• **Recorded data**:
====================

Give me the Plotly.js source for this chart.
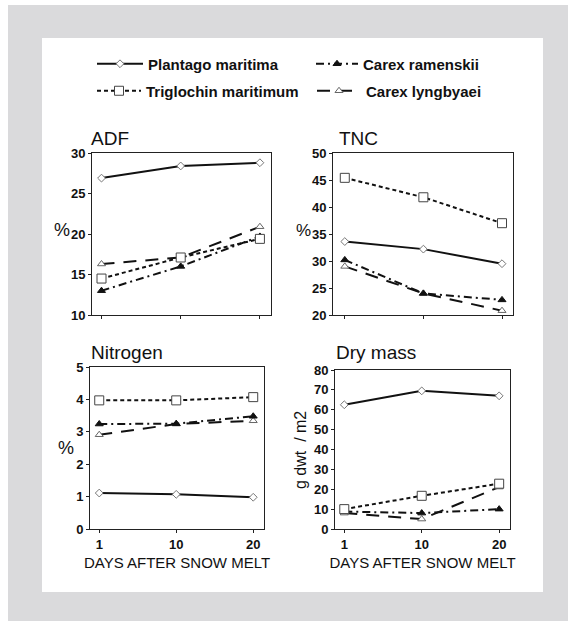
<!DOCTYPE html>
<html>
<head>
<meta charset="utf-8">
<script src="https://cdn.plot.ly/plotly-3.0.1.min.js"></script>
<style>html,body{margin:0;padding:0;background:#fff;}#chart{width:574px;height:621px;}</style>
</head>
<body>
<div id="chart"></div>
<script>
// ---- data ----
const days = ['1', '10', '20'];
const speciesNames = ['Plantago maritima', 'Triglochin maritimum', 'Carex ramenskii', 'Carex lyngbyaei'];

const adfPlantago   = [26.9, 28.4, 28.8];
const adfTriglochin = [14.5, 17.1, 19.4];
const adfRamenskii  = [13.0, 16.0, 19.7];
const adfLyngbyaei  = [16.3, 17.1, 20.9];

const tncPlantago   = [33.6, 32.2, 29.5];
const tncTriglochin = [45.4, 41.8, 37.0];
const tncRamenskii  = [30.2, 24.0, 22.8];
const tncLyngbyaei  = [29.0, 24.0, 20.8];

const nPlantago   = [1.11, 1.07, 0.98];
const nTriglochin = [3.97, 3.97, 4.07];
const nRamenskii  = [3.24, 3.25, 3.48];
const nLyngbyaei  = [2.91, 3.24, 3.34];

const dmPlantago   = [62.5, 69.5, 67.0];
const dmTriglochin = [10.0, 16.7, 22.8];
const dmRamenskii  = [8.8, 8.0, 10.0];
const dmLyngbyaei  = [8.0, 5.0, 21.1];

const panelTitles = ['ADF', 'TNC', 'Nitrogen', 'Dry mass'];
const yTitles = ['%', '%', '%', 'g dwt  / m2'];
const xTitle = 'DAYS AFTER SNOW MELT';

// ---- styles ----
const W = 574, H = 621;
const px = v => v / W;
const py = v => 1 - v / H;
const FONT = 'Liberation Sans, Arial, sans-serif';

const styles = {
  'Plantago maritima':   {line: {color: '#111', width: 2, dash: 'solid'},
                          marker: {symbol: 'diamond', size: 6, color: '#fff', line: {color: '#777', width: 1}}},
  'Triglochin maritimum':{line: {color: '#111', width: 2, dash: '4px,3px'},
                          marker: {symbol: 'square', size: 9, color: '#fff', line: {color: '#444', width: 1}}},
  'Carex ramenskii':     {line: {color: '#111', width: 2, dash: '8px,4px,2px,4px'},
                          marker: {symbol: 'triangle-up', size: 7, color: '#111', line: {color: '#111', width: 1}}},
  'Carex lyngbyaei':     {line: {color: '#111', width: 2, dash: '13px,9px'},
                          marker: {symbol: 'triangle-up', size: 7, color: '#fff', line: {color: '#666', width: 1}}}
};
const legendFor = {
  'Plantago maritima': 'legend', 'Carex ramenskii': 'legend2',
  'Triglochin maritimum': 'legend3', 'Carex lyngbyaei': 'legend4'
};

const panels = [
  {xa: 'x',  ya: 'y',  vals: [adfPlantago, adfTriglochin, adfRamenskii, adfLyngbyaei]},
  {xa: 'x2', ya: 'y2', vals: [tncPlantago, tncTriglochin, tncRamenskii, tncLyngbyaei]},
  {xa: 'x3', ya: 'y3', vals: [nPlantago, nTriglochin, nRamenskii, nLyngbyaei]},
  {xa: 'x4', ya: 'y4', vals: [dmPlantago, dmTriglochin, dmRamenskii, dmLyngbyaei]}
];

const drawOrder = [3, 2, 1, 0];
const traces = [];
panels.forEach((p, pi) => {
  drawOrder.forEach(si => {
    const name = speciesNames[si];
    traces.push({
      type: 'scatter', mode: 'lines+markers',
      x: days, y: p.vals[si], name: name,
      xaxis: p.xa, yaxis: p.ya,
      line: styles[name].line, marker: styles[name].marker,
      showlegend: pi === 0, legend: legendFor[name],
      cliponaxis: false
    });
  });
});

function xAxis(d0, d1, anchor, withTitle, r0) {
  const a = {
    type: 'category', domain: [px(d0), px(d1)], anchor: anchor,
    range: [r0, 2.14], showgrid: false, zeroline: false,
    showline: true, linecolor: '#222', linewidth: 1, mirror: true,
    ticks: 'outside', ticklen: 3, tickcolor: '#222',
    tickfont: {family: FONT, size: 13, color: '#111', weight: 'bold'},
    showticklabels: withTitle, fixedrange: true
  };
  if (withTitle) a.title = {text: xTitle, standoff: 6, font: {family: FONT, size: 15, color: '#111'}};
  return a;
}
function yAxis(d0, d1, anchor, range, dtick) {
  return {
    domain: [py(d1), py(d0)], anchor: anchor, range: range, dtick: dtick,
    showgrid: false, zeroline: false,
    showline: true, linecolor: '#222', linewidth: 1, mirror: true,
    ticks: 'outside', ticklen: 3, tickcolor: '#222',
    tickfont: {family: FONT, size: 13, color: '#111', weight: 'bold'},
    fixedrange: true
  };
}

const ann = [];
function addText(text, x, y, size, opts) {
  ann.push(Object.assign({text: text, xref: 'paper', yref: 'paper', x: px(x), y: py(y),
    xanchor: 'left', yanchor: 'middle', showarrow: false,
    font: {family: FONT, size: size, color: '#111'}}, opts || {}));
}
addText(panelTitles[0], 89, 138, 19);
addText(panelTitles[1], 337, 138, 19);
addText(panelTitles[2], 89, 352, 19);
addText(panelTitles[3], 334, 352, 19);
addText(yTitles[0], 62, 230, 18, {xanchor: 'center'});
addText(yTitles[1], 303, 230, 17, {xanchor: 'center'});
addText(yTitles[2], 66, 448, 18, {xanchor: 'center'});
addText(yTitles[3], 300, 450, 16, {xanchor: 'center', textangle: -90});

const legBase = {
  orientation: 'v', bgcolor: 'rgba(0,0,0,0)', borderwidth: 0,
  font: {family: FONT, size: 15, color: '#111', weight: 'bold'},
  xref: 'paper', yref: 'paper', xanchor: 'left', yanchor: 'middle'
};

const layout = {
  width: W, height: H,
  margin: {l: 0, r: 0, t: 0, b: 0, pad: 0},
  paper_bgcolor: '#ffffff', plot_bgcolor: 'rgba(0,0,0,0)',
  font: {family: FONT, color: '#111'},
  showlegend: true,
  legend:  Object.assign({}, legBase, {x: px(92), y: py(64), itemwidth: 46}),
  legend2: Object.assign({}, legBase, {x: px(311), y: py(64), itemwidth: 42}),
  legend3: Object.assign({}, legBase, {x: px(92), y: py(91), itemwidth: 44}),
  legend4: Object.assign({}, legBase, {x: px(312), y: py(91), itemwidth: 44}),
  xaxis:  xAxis(92, 271, 'y', false, -0.12),
  yaxis:  yAxis(153, 315, 'x', [10, 30], 5),
  xaxis2: xAxis(333, 513, 'y2', false, -0.15),
  yaxis2: yAxis(153, 315, 'x2', [20, 50], 5),
  xaxis3: xAxis(90, 264, 'y3', true, -0.12),
  yaxis3: yAxis(367, 529, 'x3', [0, 5], 1),
  xaxis4: xAxis(335, 510, 'y4', true, -0.12),
  yaxis4: yAxis(370, 529, 'x4', [0, 80], 10),
  annotations: ann,
  shapes: [
    {type: 'rect', xref: 'paper', yref: 'paper', x0: px(8), x1: px(568), y0: 0, y1: py(5),
     fillcolor: '#dadadc', line: {width: 0}, layer: 'below'},
    {type: 'rect', xref: 'paper', yref: 'paper', x0: px(42), x1: px(543), y0: py(592), y1: py(38),
     fillcolor: '#ffffff', line: {width: 0}, layer: 'below'}
  ]
};

Plotly.newPlot('chart', traces, layout, {staticPlot: true, displayModeBar: false});
</script>
</body>
</html>
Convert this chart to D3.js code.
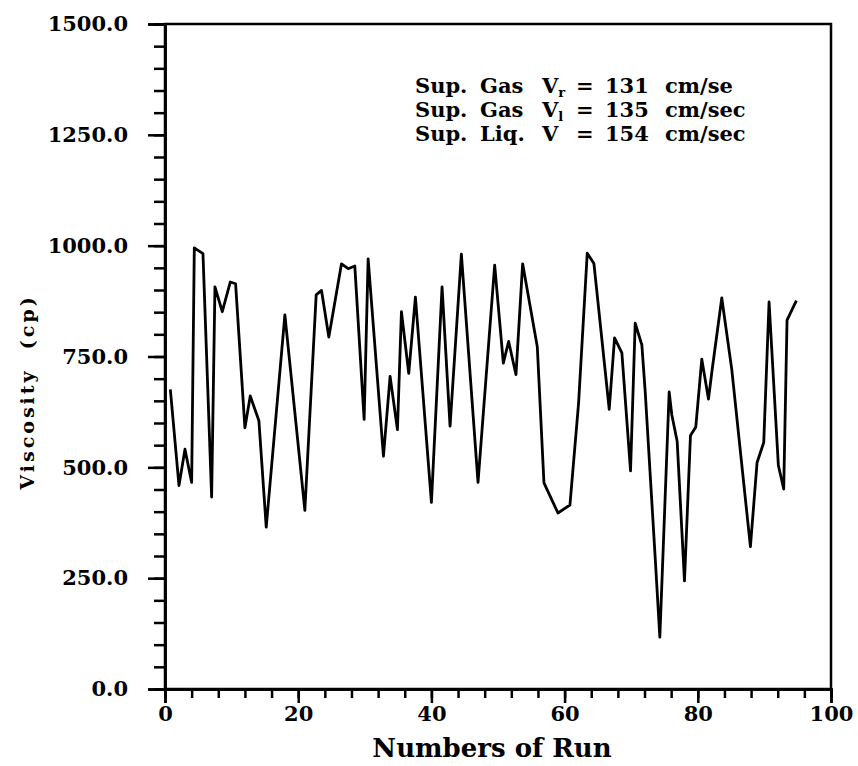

====================

• **To be done**: Set down the material above as is, without any pictures.

• **Finished task**:
Give me the Plotly.js source for this chart.
<!DOCTYPE html>
<html>
<head>
<meta charset="utf-8">
<script src="https://cdn.plot.ly/plotly-3.0.1.min.js"></script>
<style>html,body{margin:0;padding:0;background:#fff;}#chart{width:574px;height:621px;}</style>
</head>
<body>
<div id="chart"></div>
<script>
// ---- data ----
const days = ['1', '10', '20'];
const speciesNames = ['Plantago maritima', 'Triglochin maritimum', 'Carex ramenskii', 'Carex lyngbyaei'];

const adfPlantago   = [26.9, 28.4, 28.8];
const adfTriglochin = [14.5, 17.1, 19.4];
const adfRamenskii  = [13.0, 16.0, 19.7];
const adfLyngbyaei  = [16.3, 17.1, 20.9];

const tncPlantago   = [33.6, 32.2, 29.5];
const tncTriglochin = [45.4, 41.8, 37.0];
const tncRamenskii  = [30.2, 24.0, 22.8];
const tncLyngbyaei  = [29.0, 24.0, 20.8];

const nPlantago   = [1.11, 1.07, 0.98];
const nTriglochin = [3.97, 3.97, 4.07];
const nRamenskii  = [3.24, 3.25, 3.48];
const nLyngbyaei  = [2.91, 3.24, 3.34];

const dmPlantago   = [62.5, 69.5, 67.0];
const dmTriglochin = [10.0, 16.7, 22.8];
const dmRamenskii  = [8.8, 8.0, 10.0];
const dmLyngbyaei  = [8.0, 5.0, 21.1];

const panelTitles = ['ADF', 'TNC', 'Nitrogen', 'Dry mass'];
const yTitles = ['%', '%', '%', 'g dwt  / m2'];
const xTitle = 'DAYS AFTER SNOW MELT';

// ---- styles ----
const W = 574, H = 621;
const px = v => v / W;
const py = v => 1 - v / H;
const FONT = 'Liberation Sans, Arial, sans-serif';

const styles = {
  'Plantago maritima':   {line: {color: '#111', width: 2, dash: 'solid'},
                          marker: {symbol: 'diamond', size: 6, color: '#fff', line: {color: '#777', width: 1}}},
  'Triglochin maritimum':{line: {color: '#111', width: 2, dash: '4px,3px'},
                          marker: {symbol: 'square', size: 9, color: '#fff', line: {color: '#444', width: 1}}},
  'Carex ramenskii':     {line: {color: '#111', width: 2, dash: '8px,4px,2px,4px'},
                          marker: {symbol: 'triangle-up', size: 7, color: '#111', line: {color: '#111', width: 1}}},
  'Carex lyngbyaei':     {line: {color: '#111', width: 2, dash: '13px,9px'},
                          marker: {symbol: 'triangle-up', size: 7, color: '#fff', line: {color: '#666', width: 1}}}
};
const legendFor = {
  'Plantago maritima': 'legend', 'Carex ramenskii': 'legend2',
  'Triglochin maritimum': 'legend3', 'Carex lyngbyaei': 'legend4'
};

const panels = [
  {xa: 'x',  ya: 'y',  vals: [adfPlantago, adfTriglochin, adfRamenskii, adfLyngbyaei]},
  {xa: 'x2', ya: 'y2', vals: [tncPlantago, tncTriglochin, tncRamenskii, tncLyngbyaei]},
  {xa: 'x3', ya: 'y3', vals: [nPlantago, nTriglochin, nRamenskii, nLyngbyaei]},
  {xa: 'x4', ya: 'y4', vals: [dmPlantago, dmTriglochin, dmRamenskii, dmLyngbyaei]}
];

const drawOrder = [3, 2, 1, 0];
const traces = [];
panels.forEach((p, pi) => {
  drawOrder.forEach(si => {
    const name = speciesNames[si];
    traces.push({
      type: 'scatter', mode: 'lines+markers',
      x: days, y: p.vals[si], name: name,
      xaxis: p.xa, yaxis: p.ya,
      line: styles[name].line, marker: styles[name].marker,
      showlegend: pi === 0, legend: legendFor[name],
      cliponaxis: false
    });
  });
});

function xAxis(d0, d1, anchor, withTitle, r0) {
  const a = {
    type: 'category', domain: [px(d0), px(d1)], anchor: anchor,
    range: [r0, 2.14], showgrid: false, zeroline: false,
    showline: true, linecolor: '#222', linewidth: 1, mirror: true,
    ticks: 'outside', ticklen: 3, tickcolor: '#222',
    tickfont: {family: FONT, size: 13, color: '#111', weight: 'bold'},
    showticklabels: withTitle, fixedrange: true
  };
  if (withTitle) a.title = {text: xTitle, standoff: 6, font: {family: FONT, size: 15, color: '#111'}};
  return a;
}
function yAxis(d0, d1, anchor, range, dtick) {
  return {
    domain: [py(d1), py(d0)], anchor: anchor, range: range, dtick: dtick,
    showgrid: false, zeroline: false,
    showline: true, linecolor: '#222', linewidth: 1, mirror: true,
    ticks: 'outside', ticklen: 3, tickcolor: '#222',
    tickfont: {family: FONT, size: 13, color: '#111', weight: 'bold'},
    fixedrange: true
  };
}

const ann = [];
function addText(text, x, y, size, opts) {
  ann.push(Object.assign({text: text, xref: 'paper', yref: 'paper', x: px(x), y: py(y),
    xanchor: 'left', yanchor: 'middle', showarrow: false,
    font: {family: FONT, size: size, color: '#111'}}, opts || {}));
}
addText(panelTitles[0], 89, 138, 19);
addText(panelTitles[1], 337, 138, 19);
addText(panelTitles[2], 89, 352, 19);
addText(panelTitles[3], 334, 352, 19);
addText(yTitles[0], 62, 230, 18, {xanchor: 'center'});
addText(yTitles[1], 303, 230, 17, {xanchor: 'center'});
addText(yTitles[2], 66, 448, 18, {xanchor: 'center'});
addText(yTitles[3], 300, 450, 16, {xanchor: 'center', textangle: -90});

const legBase = {
  orientation: 'v', bgcolor: 'rgba(0,0,0,0)', borderwidth: 0,
  font: {family: FONT, size: 15, color: '#111', weight: 'bold'},
  xref: 'paper', yref: 'paper', xanchor: 'left', yanchor: 'middle'
};

const layout = {
  width: W, height: H,
  margin: {l: 0, r: 0, t: 0, b: 0, pad: 0},
  paper_bgcolor: '#ffffff', plot_bgcolor: 'rgba(0,0,0,0)',
  font: {family: FONT, color: '#111'},
  showlegend: true,
  legend:  Object.assign({}, legBase, {x: px(92), y: py(64), itemwidth: 46}),
  legend2: Object.assign({}, legBase, {x: px(311), y: py(64), itemwidth: 42}),
  legend3: Object.assign({}, legBase, {x: px(92), y: py(91), itemwidth: 44}),
  legend4: Object.assign({}, legBase, {x: px(312), y: py(91), itemwidth: 44}),
  xaxis:  xAxis(92, 271, 'y', false, -0.12),
  yaxis:  yAxis(153, 315, 'x', [10, 30], 5),
  xaxis2: xAxis(333, 513, 'y2', false, -0.15),
  yaxis2: yAxis(153, 315, 'x2', [20, 50], 5),
  xaxis3: xAxis(90, 264, 'y3', true, -0.12),
  yaxis3: yAxis(367, 529, 'x3', [0, 5], 1),
  xaxis4: xAxis(335, 510, 'y4', true, -0.12),
  yaxis4: yAxis(370, 529, 'x4', [0, 80], 10),
  annotations: ann,
  shapes: [
    {type: 'rect', xref: 'paper', yref: 'paper', x0: px(8), x1: px(568), y0: 0, y1: py(5),
     fillcolor: '#dadadc', line: {width: 0}, layer: 'below'},
    {type: 'rect', xref: 'paper', yref: 'paper', x0: px(42), x1: px(543), y0: py(592), y1: py(38),
     fillcolor: '#ffffff', line: {width: 0}, layer: 'below'}
  ]
};

Plotly.newPlot('chart', traces, layout, {staticPlot: true, displayModeBar: false});
</script>
</body>
</html>
Convert this chart to D3.js code.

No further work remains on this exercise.